Write the material out again exactly as it stands.

[start]

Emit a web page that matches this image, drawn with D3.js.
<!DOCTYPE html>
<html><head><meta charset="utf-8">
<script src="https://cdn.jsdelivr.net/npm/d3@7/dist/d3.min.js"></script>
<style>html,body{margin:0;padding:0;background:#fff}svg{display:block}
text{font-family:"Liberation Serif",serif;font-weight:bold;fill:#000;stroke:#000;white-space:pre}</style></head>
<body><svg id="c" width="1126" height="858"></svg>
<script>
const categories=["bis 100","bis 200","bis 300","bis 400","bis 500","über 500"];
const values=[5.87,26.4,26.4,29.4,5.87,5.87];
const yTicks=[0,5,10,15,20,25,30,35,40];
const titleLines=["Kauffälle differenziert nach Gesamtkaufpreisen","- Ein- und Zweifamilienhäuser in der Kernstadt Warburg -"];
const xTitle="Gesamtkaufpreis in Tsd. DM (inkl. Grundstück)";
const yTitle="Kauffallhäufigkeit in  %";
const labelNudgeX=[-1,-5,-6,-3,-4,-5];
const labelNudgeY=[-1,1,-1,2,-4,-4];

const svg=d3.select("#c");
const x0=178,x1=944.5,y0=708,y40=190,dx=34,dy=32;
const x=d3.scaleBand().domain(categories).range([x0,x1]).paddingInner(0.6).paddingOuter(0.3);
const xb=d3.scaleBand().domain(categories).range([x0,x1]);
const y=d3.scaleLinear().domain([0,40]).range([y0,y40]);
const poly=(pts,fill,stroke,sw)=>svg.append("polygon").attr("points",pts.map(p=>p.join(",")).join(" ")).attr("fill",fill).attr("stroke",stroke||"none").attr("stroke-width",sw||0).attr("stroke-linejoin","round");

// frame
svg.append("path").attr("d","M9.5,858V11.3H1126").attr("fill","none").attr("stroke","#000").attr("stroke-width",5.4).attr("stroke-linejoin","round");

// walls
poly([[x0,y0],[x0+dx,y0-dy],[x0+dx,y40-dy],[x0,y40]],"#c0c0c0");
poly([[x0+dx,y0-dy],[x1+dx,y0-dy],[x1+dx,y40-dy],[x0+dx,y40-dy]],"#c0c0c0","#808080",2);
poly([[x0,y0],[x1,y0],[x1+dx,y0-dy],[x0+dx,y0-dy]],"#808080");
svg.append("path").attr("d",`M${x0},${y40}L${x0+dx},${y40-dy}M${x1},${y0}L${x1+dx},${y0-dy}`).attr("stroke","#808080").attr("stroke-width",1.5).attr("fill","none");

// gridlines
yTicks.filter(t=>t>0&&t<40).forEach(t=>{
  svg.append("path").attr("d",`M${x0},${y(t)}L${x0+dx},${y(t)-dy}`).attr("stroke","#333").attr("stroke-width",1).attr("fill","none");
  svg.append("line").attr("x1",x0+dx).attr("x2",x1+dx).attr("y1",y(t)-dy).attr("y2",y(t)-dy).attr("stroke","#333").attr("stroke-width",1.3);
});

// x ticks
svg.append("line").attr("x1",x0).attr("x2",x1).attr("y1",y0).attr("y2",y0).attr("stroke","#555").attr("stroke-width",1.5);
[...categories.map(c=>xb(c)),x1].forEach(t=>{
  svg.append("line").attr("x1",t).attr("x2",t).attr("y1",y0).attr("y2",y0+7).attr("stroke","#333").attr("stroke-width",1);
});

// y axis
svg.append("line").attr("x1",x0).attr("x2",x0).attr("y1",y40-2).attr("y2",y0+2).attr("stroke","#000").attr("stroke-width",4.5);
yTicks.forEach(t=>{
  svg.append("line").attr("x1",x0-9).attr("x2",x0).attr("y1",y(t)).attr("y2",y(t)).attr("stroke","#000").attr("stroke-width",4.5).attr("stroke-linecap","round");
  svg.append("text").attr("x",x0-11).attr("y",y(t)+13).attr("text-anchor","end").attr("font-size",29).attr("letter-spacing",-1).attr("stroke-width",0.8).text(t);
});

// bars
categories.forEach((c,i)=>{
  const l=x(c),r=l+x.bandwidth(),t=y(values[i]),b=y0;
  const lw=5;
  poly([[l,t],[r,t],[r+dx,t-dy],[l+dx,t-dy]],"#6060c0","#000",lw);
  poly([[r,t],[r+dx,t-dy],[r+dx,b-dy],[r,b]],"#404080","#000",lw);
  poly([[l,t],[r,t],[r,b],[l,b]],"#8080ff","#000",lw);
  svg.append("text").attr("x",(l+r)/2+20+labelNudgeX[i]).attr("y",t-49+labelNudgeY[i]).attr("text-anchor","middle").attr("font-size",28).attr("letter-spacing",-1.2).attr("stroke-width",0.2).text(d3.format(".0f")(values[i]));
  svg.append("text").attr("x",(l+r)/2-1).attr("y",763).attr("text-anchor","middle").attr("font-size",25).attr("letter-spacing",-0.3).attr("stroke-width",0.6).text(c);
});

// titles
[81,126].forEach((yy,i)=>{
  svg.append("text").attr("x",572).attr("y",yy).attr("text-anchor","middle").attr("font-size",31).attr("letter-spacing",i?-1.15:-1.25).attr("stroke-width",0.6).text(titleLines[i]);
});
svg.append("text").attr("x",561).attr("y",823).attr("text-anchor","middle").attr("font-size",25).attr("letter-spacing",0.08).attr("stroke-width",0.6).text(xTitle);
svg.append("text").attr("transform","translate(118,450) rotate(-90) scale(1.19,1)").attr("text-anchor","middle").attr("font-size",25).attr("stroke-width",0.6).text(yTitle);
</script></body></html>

[end]

- Finished exercise:
Emit a web page that matches this image, drawn with D3.js.
<!DOCTYPE html>
<html><head><meta charset="utf-8">
<script src="https://cdn.jsdelivr.net/npm/d3@7/dist/d3.min.js"></script>
<style>html,body{margin:0;padding:0;background:#fff}svg{display:block}
text{font-family:"Liberation Serif",serif;font-weight:bold;fill:#000;stroke:#000;white-space:pre}</style></head>
<body><svg id="c" width="1126" height="858"></svg>
<script>
const categories=["bis 100","bis 200","bis 300","bis 400","bis 500","über 500"];
const values=[5.87,26.4,26.4,29.4,5.87,5.87];
const yTicks=[0,5,10,15,20,25,30,35,40];
const titleLines=["Kauffälle differenziert nach Gesamtkaufpreisen","- Ein- und Zweifamilienhäuser in der Kernstadt Warburg -"];
const xTitle="Gesamtkaufpreis in Tsd. DM (inkl. Grundstück)";
const yTitle="Kauffallhäufigkeit in  %";
const labelNudgeX=[-1,-5,-6,-3,-4,-5];
const labelNudgeY=[-1,1,-1,2,-4,-4];

const svg=d3.select("#c");
const x0=178,x1=944.5,y0=708,y40=190,dx=34,dy=32;
const x=d3.scaleBand().domain(categories).range([x0,x1]).paddingInner(0.6).paddingOuter(0.3);
const xb=d3.scaleBand().domain(categories).range([x0,x1]);
const y=d3.scaleLinear().domain([0,40]).range([y0,y40]);
const poly=(pts,fill,stroke,sw)=>svg.append("polygon").attr("points",pts.map(p=>p.join(",")).join(" ")).attr("fill",fill).attr("stroke",stroke||"none").attr("stroke-width",sw||0).attr("stroke-linejoin","round");

// frame
svg.append("path").attr("d","M9.5,858V11.3H1126").attr("fill","none").attr("stroke","#000").attr("stroke-width",5.4).attr("stroke-linejoin","round");

// walls
poly([[x0,y0],[x0+dx,y0-dy],[x0+dx,y40-dy],[x0,y40]],"#c0c0c0");
poly([[x0+dx,y0-dy],[x1+dx,y0-dy],[x1+dx,y40-dy],[x0+dx,y40-dy]],"#c0c0c0","#808080",2);
poly([[x0,y0],[x1,y0],[x1+dx,y0-dy],[x0+dx,y0-dy]],"#808080");
svg.append("path").attr("d",`M${x0},${y40}L${x0+dx},${y40-dy}M${x1},${y0}L${x1+dx},${y0-dy}`).attr("stroke","#808080").attr("stroke-width",1.5).attr("fill","none");

// gridlines
yTicks.filter(t=>t>0&&t<40).forEach(t=>{
  svg.append("path").attr("d",`M${x0},${y(t)}L${x0+dx},${y(t)-dy}`).attr("stroke","#333").attr("stroke-width",1).attr("fill","none");
  svg.append("line").attr("x1",x0+dx).attr("x2",x1+dx).attr("y1",y(t)-dy).attr("y2",y(t)-dy).attr("stroke","#333").attr("stroke-width",1.3);
});

// x ticks
svg.append("line").attr("x1",x0).attr("x2",x1).attr("y1",y0).attr("y2",y0).attr("stroke","#555").attr("stroke-width",1.5);
[...categories.map(c=>xb(c)),x1].forEach(t=>{
  svg.append("line").attr("x1",t).attr("x2",t).attr("y1",y0).attr("y2",y0+7).attr("stroke","#333").attr("stroke-width",1);
});

// y axis
svg.append("line").attr("x1",x0).attr("x2",x0).attr("y1",y40-2).attr("y2",y0+2).attr("stroke","#000").attr("stroke-width",4.5);
yTicks.forEach(t=>{
  svg.append("line").attr("x1",x0-9).attr("x2",x0).attr("y1",y(t)).attr("y2",y(t)).attr("stroke","#000").attr("stroke-width",4.5).attr("stroke-linecap","round");
  svg.append("text").attr("x",x0-11).attr("y",y(t)+13).attr("text-anchor","end").attr("font-size",29).attr("letter-spacing",-1).attr("stroke-width",0.8).text(t);
});

// bars
categories.forEach((c,i)=>{
  const l=x(c),r=l+x.bandwidth(),t=y(values[i]),b=y0;
  const lw=5;
  poly([[l,t],[r,t],[r+dx,t-dy],[l+dx,t-dy]],"#6060c0","#000",lw);
  poly([[r,t],[r+dx,t-dy],[r+dx,b-dy],[r,b]],"#404080","#000",lw);
  poly([[l,t],[r,t],[r,b],[l,b]],"#8080ff","#000",lw);
  svg.append("text").attr("x",(l+r)/2+20+labelNudgeX[i]).attr("y",t-49+labelNudgeY[i]).attr("text-anchor","middle").attr("font-size",28).attr("letter-spacing",-1.2).attr("stroke-width",0.2).text(d3.format(".0f")(values[i]));
  svg.append("text").attr("x",(l+r)/2-1).attr("y",763).attr("text-anchor","middle").attr("font-size",25).attr("letter-spacing",-0.3).attr("stroke-width",0.6).text(c);
});

// titles
[81,126].forEach((yy,i)=>{
  svg.append("text").attr("x",572).attr("y",yy).attr("text-anchor","middle").attr("font-size",31).attr("letter-spacing",i?-1.15:-1.25).attr("stroke-width",0.6).text(titleLines[i]);
});
svg.append("text").attr("x",561).attr("y",823).attr("text-anchor","middle").attr("font-size",25).attr("letter-spacing",0.08).attr("stroke-width",0.6).text(xTitle);
svg.append("text").attr("transform","translate(118,450) rotate(-90) scale(1.19,1)").attr("text-anchor","middle").attr("font-size",25).attr("stroke-width",0.6).text(yTitle);
</script></body></html>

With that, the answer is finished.